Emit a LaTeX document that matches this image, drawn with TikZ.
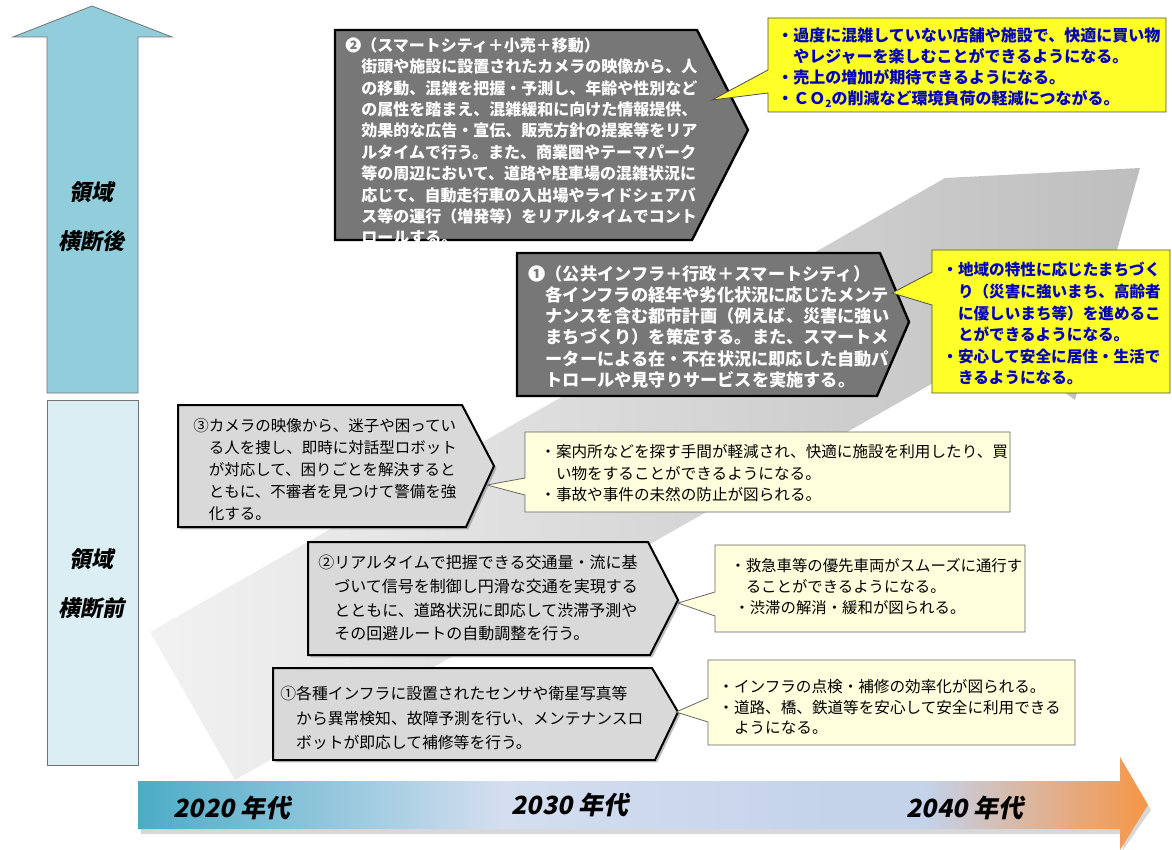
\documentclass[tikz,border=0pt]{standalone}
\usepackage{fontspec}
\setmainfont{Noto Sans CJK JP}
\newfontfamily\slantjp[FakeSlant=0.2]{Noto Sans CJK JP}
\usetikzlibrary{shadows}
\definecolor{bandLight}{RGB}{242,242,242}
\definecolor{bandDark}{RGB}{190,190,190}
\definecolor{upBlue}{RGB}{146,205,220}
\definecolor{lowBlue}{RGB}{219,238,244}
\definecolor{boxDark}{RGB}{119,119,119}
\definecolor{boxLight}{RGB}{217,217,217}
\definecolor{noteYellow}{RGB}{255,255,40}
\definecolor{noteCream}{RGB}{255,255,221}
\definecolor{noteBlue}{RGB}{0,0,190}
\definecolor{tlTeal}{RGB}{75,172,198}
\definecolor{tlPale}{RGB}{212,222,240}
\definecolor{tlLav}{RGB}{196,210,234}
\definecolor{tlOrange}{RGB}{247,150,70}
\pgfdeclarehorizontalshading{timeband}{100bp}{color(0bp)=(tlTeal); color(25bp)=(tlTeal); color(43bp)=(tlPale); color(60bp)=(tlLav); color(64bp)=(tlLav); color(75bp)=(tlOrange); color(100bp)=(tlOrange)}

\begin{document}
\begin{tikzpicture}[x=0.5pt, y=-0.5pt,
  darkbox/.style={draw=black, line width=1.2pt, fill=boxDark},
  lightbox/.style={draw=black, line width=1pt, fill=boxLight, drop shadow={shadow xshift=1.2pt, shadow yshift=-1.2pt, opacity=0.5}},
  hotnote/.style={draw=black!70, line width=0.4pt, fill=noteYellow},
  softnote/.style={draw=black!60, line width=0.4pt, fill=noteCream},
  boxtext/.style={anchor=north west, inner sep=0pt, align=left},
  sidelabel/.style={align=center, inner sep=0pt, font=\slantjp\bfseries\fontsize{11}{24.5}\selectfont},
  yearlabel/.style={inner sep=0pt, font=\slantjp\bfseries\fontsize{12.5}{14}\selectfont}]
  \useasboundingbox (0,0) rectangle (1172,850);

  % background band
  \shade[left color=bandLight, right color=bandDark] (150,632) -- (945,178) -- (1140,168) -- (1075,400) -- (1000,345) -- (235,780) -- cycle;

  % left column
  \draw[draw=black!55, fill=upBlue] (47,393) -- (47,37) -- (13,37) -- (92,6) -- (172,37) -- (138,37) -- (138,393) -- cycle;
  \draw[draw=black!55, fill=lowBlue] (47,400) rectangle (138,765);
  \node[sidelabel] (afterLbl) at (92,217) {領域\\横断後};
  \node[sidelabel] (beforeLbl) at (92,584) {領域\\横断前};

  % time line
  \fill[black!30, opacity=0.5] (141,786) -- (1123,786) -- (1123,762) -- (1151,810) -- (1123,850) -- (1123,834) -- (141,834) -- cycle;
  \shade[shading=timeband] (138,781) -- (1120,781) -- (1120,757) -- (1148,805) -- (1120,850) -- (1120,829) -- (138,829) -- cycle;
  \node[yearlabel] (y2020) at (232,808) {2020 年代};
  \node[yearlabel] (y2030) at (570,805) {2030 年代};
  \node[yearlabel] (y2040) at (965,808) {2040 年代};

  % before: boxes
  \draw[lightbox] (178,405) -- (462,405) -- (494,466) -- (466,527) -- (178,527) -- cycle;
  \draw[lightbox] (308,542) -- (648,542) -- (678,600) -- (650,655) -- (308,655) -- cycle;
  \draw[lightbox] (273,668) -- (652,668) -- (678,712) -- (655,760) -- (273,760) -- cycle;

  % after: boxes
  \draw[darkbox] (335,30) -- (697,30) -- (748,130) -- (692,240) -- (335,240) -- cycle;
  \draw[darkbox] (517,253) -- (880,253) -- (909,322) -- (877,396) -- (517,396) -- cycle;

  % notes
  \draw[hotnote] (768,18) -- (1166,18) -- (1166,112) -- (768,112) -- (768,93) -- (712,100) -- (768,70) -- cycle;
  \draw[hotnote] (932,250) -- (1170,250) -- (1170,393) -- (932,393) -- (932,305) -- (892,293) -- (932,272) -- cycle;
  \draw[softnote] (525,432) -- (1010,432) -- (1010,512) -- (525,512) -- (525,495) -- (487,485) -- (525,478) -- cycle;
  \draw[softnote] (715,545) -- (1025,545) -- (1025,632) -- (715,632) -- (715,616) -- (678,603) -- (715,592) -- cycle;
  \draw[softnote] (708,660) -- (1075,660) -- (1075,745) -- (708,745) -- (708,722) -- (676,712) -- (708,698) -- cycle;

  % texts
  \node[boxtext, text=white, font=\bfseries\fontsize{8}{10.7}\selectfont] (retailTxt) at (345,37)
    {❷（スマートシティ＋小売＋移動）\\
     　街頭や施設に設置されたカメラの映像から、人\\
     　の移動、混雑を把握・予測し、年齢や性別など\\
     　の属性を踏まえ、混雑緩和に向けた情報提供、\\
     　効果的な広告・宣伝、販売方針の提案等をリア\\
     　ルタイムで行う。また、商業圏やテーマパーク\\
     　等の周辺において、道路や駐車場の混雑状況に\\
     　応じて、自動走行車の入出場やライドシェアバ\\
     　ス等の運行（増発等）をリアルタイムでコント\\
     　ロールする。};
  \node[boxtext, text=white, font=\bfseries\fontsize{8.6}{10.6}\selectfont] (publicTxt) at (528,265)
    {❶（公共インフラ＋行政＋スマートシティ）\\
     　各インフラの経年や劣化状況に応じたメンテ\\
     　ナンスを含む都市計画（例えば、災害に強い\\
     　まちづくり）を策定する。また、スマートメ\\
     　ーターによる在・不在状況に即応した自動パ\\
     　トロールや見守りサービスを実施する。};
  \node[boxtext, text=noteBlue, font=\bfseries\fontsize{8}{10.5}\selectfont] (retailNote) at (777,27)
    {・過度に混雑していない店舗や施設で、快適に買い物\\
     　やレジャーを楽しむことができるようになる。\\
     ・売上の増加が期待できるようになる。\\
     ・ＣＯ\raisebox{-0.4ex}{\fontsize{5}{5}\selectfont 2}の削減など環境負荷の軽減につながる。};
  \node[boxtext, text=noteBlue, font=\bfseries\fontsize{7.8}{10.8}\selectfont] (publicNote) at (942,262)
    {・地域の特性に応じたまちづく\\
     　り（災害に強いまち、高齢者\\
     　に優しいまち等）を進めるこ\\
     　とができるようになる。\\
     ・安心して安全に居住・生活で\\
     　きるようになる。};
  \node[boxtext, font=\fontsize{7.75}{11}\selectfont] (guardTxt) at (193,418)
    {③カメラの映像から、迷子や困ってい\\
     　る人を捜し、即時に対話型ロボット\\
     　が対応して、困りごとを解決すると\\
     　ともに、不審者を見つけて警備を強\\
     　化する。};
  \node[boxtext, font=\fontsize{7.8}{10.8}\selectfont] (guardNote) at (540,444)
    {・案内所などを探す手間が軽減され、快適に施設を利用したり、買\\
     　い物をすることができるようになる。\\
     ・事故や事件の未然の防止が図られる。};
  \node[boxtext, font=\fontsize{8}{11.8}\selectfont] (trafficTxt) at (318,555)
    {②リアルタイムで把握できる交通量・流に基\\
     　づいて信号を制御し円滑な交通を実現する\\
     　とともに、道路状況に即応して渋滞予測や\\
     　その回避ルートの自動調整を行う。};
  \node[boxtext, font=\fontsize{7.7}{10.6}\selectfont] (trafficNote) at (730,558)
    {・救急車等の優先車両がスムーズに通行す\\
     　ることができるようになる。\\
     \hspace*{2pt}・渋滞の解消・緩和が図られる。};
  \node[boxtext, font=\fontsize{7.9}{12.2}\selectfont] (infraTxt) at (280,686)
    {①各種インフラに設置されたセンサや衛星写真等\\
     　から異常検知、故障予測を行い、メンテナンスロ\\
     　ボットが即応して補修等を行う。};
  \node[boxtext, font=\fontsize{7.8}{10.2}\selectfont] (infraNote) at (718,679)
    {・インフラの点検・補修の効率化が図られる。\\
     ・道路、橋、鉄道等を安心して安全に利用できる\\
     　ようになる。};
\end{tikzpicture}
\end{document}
*-*-*
PROBLEM
Begin at the top of the material above and output each line exactly, stopping after the line that holds "(beforeLbl) at (92,584)". Leave out pictures.

THE COMPLETED TASK
Emit a LaTeX document that matches this image, drawn with TikZ.
\documentclass[tikz,border=0pt]{standalone}
\usepackage{fontspec}
\setmainfont{Noto Sans CJK JP}
\newfontfamily\slantjp[FakeSlant=0.2]{Noto Sans CJK JP}
\usetikzlibrary{shadows}
\definecolor{bandLight}{RGB}{242,242,242}
\definecolor{bandDark}{RGB}{190,190,190}
\definecolor{upBlue}{RGB}{146,205,220}
\definecolor{lowBlue}{RGB}{219,238,244}
\definecolor{boxDark}{RGB}{119,119,119}
\definecolor{boxLight}{RGB}{217,217,217}
\definecolor{noteYellow}{RGB}{255,255,40}
\definecolor{noteCream}{RGB}{255,255,221}
\definecolor{noteBlue}{RGB}{0,0,190}
\definecolor{tlTeal}{RGB}{75,172,198}
\definecolor{tlPale}{RGB}{212,222,240}
\definecolor{tlLav}{RGB}{196,210,234}
\definecolor{tlOrange}{RGB}{247,150,70}
\pgfdeclarehorizontalshading{timeband}{100bp}{color(0bp)=(tlTeal); color(25bp)=(tlTeal); color(43bp)=(tlPale); color(60bp)=(tlLav); color(64bp)=(tlLav); color(75bp)=(tlOrange); color(100bp)=(tlOrange)}

\begin{document}
\begin{tikzpicture}[x=0.5pt, y=-0.5pt,
  darkbox/.style={draw=black, line width=1.2pt, fill=boxDark},
  lightbox/.style={draw=black, line width=1pt, fill=boxLight, drop shadow={shadow xshift=1.2pt, shadow yshift=-1.2pt, opacity=0.5}},
  hotnote/.style={draw=black!70, line width=0.4pt, fill=noteYellow},
  softnote/.style={draw=black!60, line width=0.4pt, fill=noteCream},
  boxtext/.style={anchor=north west, inner sep=0pt, align=left},
  sidelabel/.style={align=center, inner sep=0pt, font=\slantjp\bfseries\fontsize{11}{24.5}\selectfont},
  yearlabel/.style={inner sep=0pt, font=\slantjp\bfseries\fontsize{12.5}{14}\selectfont}]
  \useasboundingbox (0,0) rectangle (1172,850);

  % background band
  \shade[left color=bandLight, right color=bandDark] (150,632) -- (945,178) -- (1140,168) -- (1075,400) -- (1000,345) -- (235,780) -- cycle;

  % left column
  \draw[draw=black!55, fill=upBlue] (47,393) -- (47,37) -- (13,37) -- (92,6) -- (172,37) -- (138,37) -- (138,393) -- cycle;
  \draw[draw=black!55, fill=lowBlue] (47,400) rectangle (138,765);
  \node[sidelabel] (afterLbl) at (92,217) {領域\\横断後};
  \node[sidelabel] (beforeLbl) at (92,584) {領域\\横断前};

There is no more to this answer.